Of course, the arguments could be made for multi-cloud implementations with third-party cloud brokers, but I am not buying those. We are not aware of all the dependencies these services carry. Case in point is the event with the 2016 Dyn cyberattack that affected broad swathes of the cloud-based services.
We do not control and frequently are not aware, who's services your IaaS or SaaS using and relying on to run their infrastructure. Furthermore, if they'll change these or establish new dependencies, we are not likely going to be notified.
So the real picture of the critical paths may differ widely from the one we have relied on for our design, implementation and operations.
I know, that we do not and cannot control everything. Even in conventional infrastructures, we have to rely on ISPs, CAs, Global DNS infrastructure, registrars, etc.., but we've used to been able to keep the internal systems working if not in primary, than in DR locations. We've used to rely on the P2P links with our peers for critical communications.

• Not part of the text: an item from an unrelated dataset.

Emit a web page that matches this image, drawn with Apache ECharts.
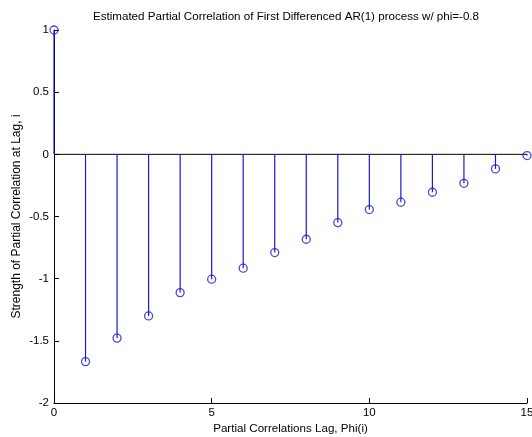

This provided degree of resiliency and self-sufficiency that is rapidly diminishing in the age of IaaS, PaaS, SaaS and SD-WAN.
The Internet, with all of its problems, used to offered unprecedented degree of connectivity between widely different networks, whereas now, it is drifting inexorably towards an InterCloud model.
The greater the concentration of resources, the likelier is the event that he next vendor-specific issue will affect disproportionately large chunk of global services.
Perhaps we should consider building conventional datacenters as DR solutions to the cloud based services.
Much like keeping printed books in archives in addition to their much more convenient digital copies.
Take this post as either a a rant or rumination.
I'm interested in your take on this subject.
Well, any use of digital services only that grow together and allow promulgation of outages that are always connected risks a ‘great forgetting’, that is temporary or in some degrees more pemanant.
Limited Outages are pretty common for reasons mostly of networking, but I suppose if there was a big outage then everyone’s HA/DR measures kicking in all at over we could see a Borked everything via cascading failure scenario. If it would would happen during times of heightened tension, and it’s not outside the bounds of possibility that one side of another were to give it a push in the right place.
The cloud business model is very much like Coke/Pepsi bottling(with different ‘secret recipes’ love from MS/AWS) ultimately you’ll be drinking cold delicicious Equinix and similar from local providers as technical persuasion and delivery are separated, but if it’s all sitting on SPOFs delivered by two (or charitably three vendors if we include Google ) then it will all be susceptible, maybe we need Tencent, Alibaba or Huawei. Or perhaps legislation in different regions to make it ecumant on the operator to prove that all the required dependencies are resolved in the event of failure(never easy).
Yeah, you really want some non cloud dependent compute - perhaps in the future when everything runs on cloud and we’ve no economic way back you be able to have some cloud delivered to you in the form of a stack on a sealed unit(emergency ICE, just add electricity) as insurance for use if all the connected services fail.